Há que se considerar as mulheres que morrem ou ficam com seqüelas irreversíveis em conseqüência de abortos clandestinos. Há que se conscientizar, ainda, de que a legislação brasileira, retrógrada, não tem impedido a proliferação do aborto, enquanto sua legalização, com atendimento médico e psicológico adequado, pode até contribuir para que a gestante se decida a levar a gravidez a termos.

A descriminalização do aborto não tem por objetivo fazer a sua apologia, mas resguardar a saúde física e psíquica da mulher. É um direito seu enquanto cidadã. O país não pode fechar os olhos e cruzar os braços diante desse gravíssimo caso de saúde pública em que o aborto, feito clandestinamente, se transformou.

Eva Blay é senadora da República pelo PSDB/SP.

Propostas de modificação do Código Penal

Código Penal (1940)
Artigo 124: Classifica como crime a prática dó aborto. A mulher que fizer aborto e o médico, ou parteira, que o realizarem, podem ser  condenados a até três anos de prisão.

Artigo 125: Diz que é crime provocar aborto sem o consentimento da mulher. Para este caso, a pena varia de três a dez anos de prisão.

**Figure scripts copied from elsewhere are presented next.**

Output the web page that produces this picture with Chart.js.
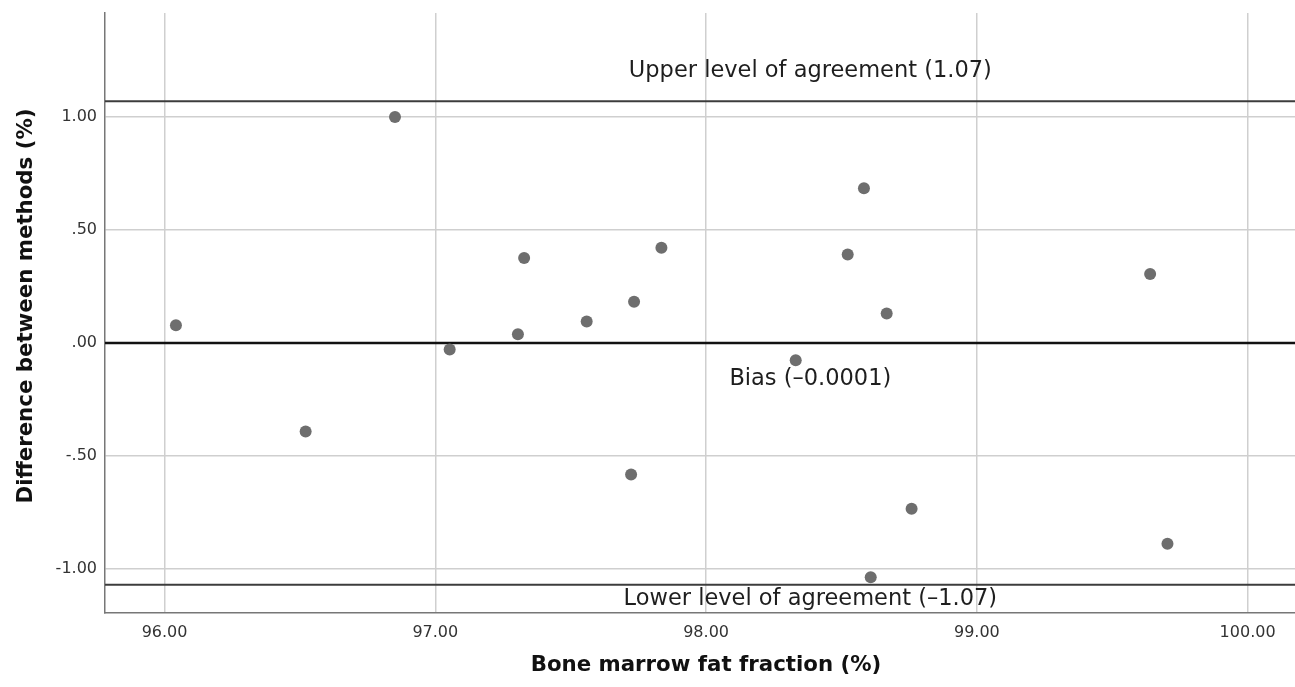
<!DOCTYPE html>
<html>
<head>
<meta charset="utf-8">
<script src="https://cdn.jsdelivr.net/npm/chart.js@4"></script>
<style>
  html, body { margin: 0; padding: 0; background: #fff; }
  canvas { display: block; }
</style>
</head>
<body>
<canvas id="c" width="1295" height="687"></canvas>
<script>
// ---- Data ----
const meanValues = [96.042, 96.521, 96.851, 97.053, 97.305, 97.328, 97.559, 97.734, 97.723, 97.835,
                    98.331, 98.523, 98.583, 98.667, 98.608, 98.759, 99.640, 99.704];
const diffValues = [0.079, -0.392, 1.001, -0.029, 0.039, 0.376, 0.095, 0.183, -0.582, 0.422,
                    -0.076, 0.392, 0.685, 0.131, -1.037, -0.733, 0.306, -0.888];
const upperLoA = 1.07;
const lowerLoA = -1.07;
const biasValue = -0.0001;
const xTicks = [96, 97, 98, 99, 100];
const yTicks = [-1, -0.5, 0, 0.5, 1];
const xRange = [95.78, 100.175];
const yRange = [-1.195, 1.461];
const labelX = 98.385;
const labels = {
  upper: 'Upper level of agreement (1.07)',
  bias: 'Bias (\u20130.0001)',
  lower: 'Lower level of agreement (\u20131.07)'
};
const xTitle = 'Bone marrow fat fraction (%)';
const yTitle = 'Difference between methods (%)';

const FONT = '"DejaVu Sans", "Noto Sans", sans-serif';

function fmtY(v) {
  let s = Math.abs(v).toFixed(2);
  if (s.startsWith('0')) s = s.slice(1);
  return (v < 0 ? '-' : '') + s;
}

const hLine = (y, color, width) => ({
  type: 'line',
  data: [{ x: xRange[0], y: y }, { x: xRange[1], y: y }],
  borderColor: color,
  borderWidth: width,
  pointRadius: 0,
  fill: false
});

const textPlugin = {
  id: 'texts',
  afterDatasetsDraw(chart) {
    const ctx = chart.ctx;
    const xs = chart.scales.x, ys = chart.scales.y;
    const cx = xs.getPixelForValue(labelX);
    ctx.save();
    ctx.fillStyle = '#1e1e1e';
    ctx.font = '22.5px ' + FONT;
    ctx.textAlign = 'center';
    ctx.textBaseline = 'middle';
    ctx.fillText(labels.upper, cx, ys.getPixelForValue(upperLoA) - 30);
    ctx.fillText(labels.bias, cx, ys.getPixelForValue(biasValue) + 36);
    ctx.fillText(labels.lower, cx, ys.getPixelForValue(lowerLoA) + 14);
    ctx.restore();
  },
  afterDraw(chart) {
    const ctx = chart.ctx;
    ctx.save();
    ctx.fillStyle = '#111';
    ctx.font = 'bold 21.3px ' + FONT;
    ctx.textAlign = 'center';
    ctx.textBaseline = 'middle';
    ctx.fillText(xTitle, 706, 665);
    ctx.translate(26, 306);
    ctx.rotate(-Math.PI / 2);
    ctx.fillText(yTitle, 0, 0);
    ctx.restore();
  }
};

new Chart(document.getElementById('c'), {
  data: {
    datasets: [
      {
        type: 'scatter',
        data: meanValues.map((x, i) => ({ x: x, y: diffValues[i] })),
        backgroundColor: '#6e6e6e',
        borderWidth: 0,
        pointRadius: 6,
        pointHoverRadius: 6
      },
      hLine(upperLoA, '#3c3c3c', 2),
      hLine(lowerLoA, '#3c3c3c', 2),
      hLine(biasValue, '#111111', 2.5)
    ]
  },
  options: {
    responsive: false,
    animation: false,
    events: [],
    layout: { autoPadding: false, padding: { top: 13, right: 0, left: 0, bottom: 0 } },
    plugins: { legend: { display: false }, tooltip: { enabled: false } },
    scales: {
      x: {
        type: 'linear',
        min: xRange[0],
        max: xRange[1],
        afterBuildTicks: s => { s.ticks = xTicks.map(v => ({ value: v })); },
        afterFit: s => { s.height = 74; s.paddingLeft = 0; s.paddingRight = 0; },
        ticks: {
          font: { family: FONT, size: 16 },
          color: '#333',
          padding: 10,
          callback: v => Number(v).toFixed(2)
        },
        grid: { color: '#cfcfcf', lineWidth: 1.5, drawTicks: false },
        border: { color: '#777', width: 1.5 }
      },
      y: {
        type: 'linear',
        min: yRange[0],
        max: yRange[1],
        afterBuildTicks: s => { s.ticks = yTicks.map(v => ({ value: v })); },
        afterFit: s => { s.width = 105; s.paddingTop = 0; s.paddingBottom = 0; },
        ticks: {
          font: { family: FONT, size: 16 },
          color: '#333',
          padding: 8,
          callback: v => fmtY(v)
        },
        grid: { color: '#cfcfcf', lineWidth: 1.5, drawTicks: false },
        border: { color: '#777', width: 1.5 }
      }
    }
  },
  plugins: [textPlugin]
});
</script>
</body>
</html>
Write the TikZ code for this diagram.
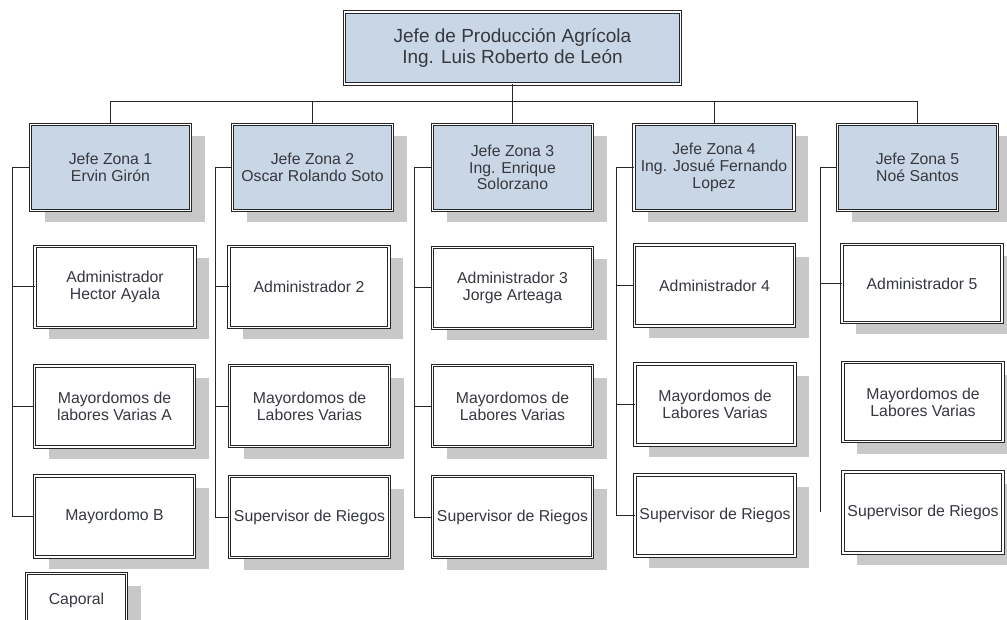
\documentclass[tikz,border=0pt]{standalone}
\usepackage{fontspec}
\setmainfont{Liberation Sans}
\usetikzlibrary{shadows}

\definecolor{jefeblue}{HTML}{C9D6E5}
\definecolor{shadegray}{HTML}{C8C8C8}
\definecolor{txtgray}{HTML}{363840}

\tikzset{
  cargo/.style={draw=black!85, double=white, double distance=1.5pt, line width=0.8pt,
    fill=white, text=txtgray, align=center, inner sep=2pt,
    minimum width=160pt, minimum height=81pt,
    font=\fontsize{15.8}{16.8}\selectfont,
    drop shadow={shadow xshift=14pt, shadow yshift=-12pt, fill=shadegray, opacity=1}},
  jefe/.style={cargo, fill=jefeblue, minimum height=86pt},
  gerente/.style={draw=black!85, double=white, double distance=1.5pt, line width=0.8pt,
    fill=jefeblue, text=txtgray, align=center, minimum width=336pt, minimum height=72pt,
    font=\fontsize{19}{21}\selectfont},
  enlace/.style={draw=black!85, line width=1pt}
}

\begin{document}
\begin{tikzpicture}[x=1pt, y=-1pt]
  \useasboundingbox (0,0) rectangle (1007,620);
  \clip (0,0) rectangle (1007,620);

  \coordinate (bus) at (0,102);
  \coordinate (t1) at (12,0);
  \coordinate (t2) at (215,0);
  \coordinate (t3) at (414,0);
  \coordinate (t4) at (616,0);
  \coordinate (t5) at (820,0);
  \coordinate (fin5) at (820,512);

  \node[gerente] (top) at (512.5,48) {Jefe de Producción Agrícola\\Ing. Luis Roberto de León};

  \node[jefe] (z1) at (110.5,167.5) {Jefe Zona 1\\Ervin Girón};
  \node[jefe] (z2) at (312.5,167.5) {Jefe Zona 2\\Oscar Rolando Soto};
  \node[jefe] (z3) at (512.5,167.5) {Jefe Zona 3\\Ing. Enrique\\Solorzano};
  \node[jefe] (z4) at (714,167.5) {Jefe Zona 4\\Ing. Josué Fernando\\Lopez};
  \node[jefe] (z5) at (917.5,167.5) {Jefe Zona 5\\Noé Santos};

  \node[cargo] (a1) at (115,287) {Administrador\\Hector Ayala};
  \node[cargo] (a2) at (309,287) {Administrador 2};
  \node[cargo] (a3) at (512.5,288) {Administrador 3\\Jorge Arteaga};
  \node[cargo] (a4) at (714.5,285.5) {Administrador 4};
  \node[cargo, minimum height=78pt] (a5) at (922,283.5) {Administrador 5};

  \node[cargo] (m1) at (114.5,406.5) {Mayordomos de\\labores Varias A};
  \node[cargo] (m2) at (309.5,406) {Mayordomos de\\Labores Varias};
  \node[cargo] (m3) at (512.5,406) {Mayordomos de\\Labores Varias};
  \node[cargo] (m4) at (715,404.5) {Mayordomos de\\Labores Varias};
  \node[cargo, minimum height=79pt] (m5) at (923,402) {Mayordomos de\\Labores Varias};

  \node[cargo] (s1) at (114.5,516.5) {Mayordomo B};
  \node[cargo] (s2) at (309.5,517) {Supervisor de Riegos};
  \node[cargo] (s3) at (512.5,517) {Supervisor de Riegos};
  \node[cargo] (s4) at (715,515.5) {Supervisor de Riegos};
  \node[cargo] (s5) at (923,512.5) {Supervisor de Riegos};

  \node[cargo, minimum width=100pt] (c1) at (76.5,614) {Caporal\\[14pt]};

  \draw[enlace] (top.south) -- (z3.north);
  \draw[enlace] (z1.north) -- (z1.north |- bus) -- (z5.north |- bus) -- (z5.north);
  \draw[enlace] (z2.north) -- (z2.north |- bus);
  \draw[enlace] (z4.north) -- (z4.north |- bus);

  \draw[enlace] (z1.west) -- (z1.west -| t1) |- (s1.west);
  \draw[enlace] (z1.west -| t1) |- (a1.west);
  \draw[enlace] (z1.west -| t1) |- (m1.west);

  \draw[enlace] (z2.west) -- (z2.west -| t2) |- (s2.west);
  \draw[enlace] (z2.west -| t2) |- (a2.west);
  \draw[enlace] (z2.west -| t2) |- (m2.west);

  \draw[enlace] (z3.west) -- (z3.west -| t3) |- (s3.west);
  \draw[enlace] (z3.west -| t3) |- (a3.west);
  \draw[enlace] (z3.west -| t3) |- (m3.west);

  \draw[enlace] (z4.west) -- (z4.west -| t4) |- (s4.west);
  \draw[enlace] (z4.west -| t4) |- (a4.west);
  \draw[enlace] (z4.west -| t4) |- (m4.west);

  \draw[enlace] (z5.west) -- (z5.west -| t5) -- (fin5);
  \draw[enlace] (z5.west -| t5) |- (a5.west);
\end{tikzpicture}
\end{document}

Artigo 126: Considera crime o aborto realizado a pedido da mulher. A punição prevista oscila de um a quatro anos.

Artigo 127: Aumenta em um terço as penas estabelecidas nos artigos 125 e 126 se a mulher sofrer lesão grave durante o aborto. A pena é duplicada se a mulher morrer em conseqüência do aborto.

Artigo 128: Não pune o médico que realizar aborto para salvar a vida da mulher e se a gravidez for resultado de estupro.

Projeto de Lei nº278 (1993)
Artigo 124: revogado

Artigo 125: A punição é aumentada em um terço se a gestante sofrer algum tipo de lesão em conseqüência do aborto que não autorizou. Caso a gestante morra, em conseqüência deste aborto não autorizado, a pena é duplicada.

Artigo 126: revogado

Artigo 127: revogado

Artigo 128: O médico pode realizar o aborto em qualquer período da gravidez; se a gravidez for resultado de estupro e se não houver outro meio para salvar a gestante. Também permite que o médico realize o aborto até a 12º semana da gestação e da 12º semana à 25º se existir, alguma doença (patologia) que punha em risco a saúde física ou mental da gestante. O aborto pode ser realizado em hospital público, sem despesas para a mulher.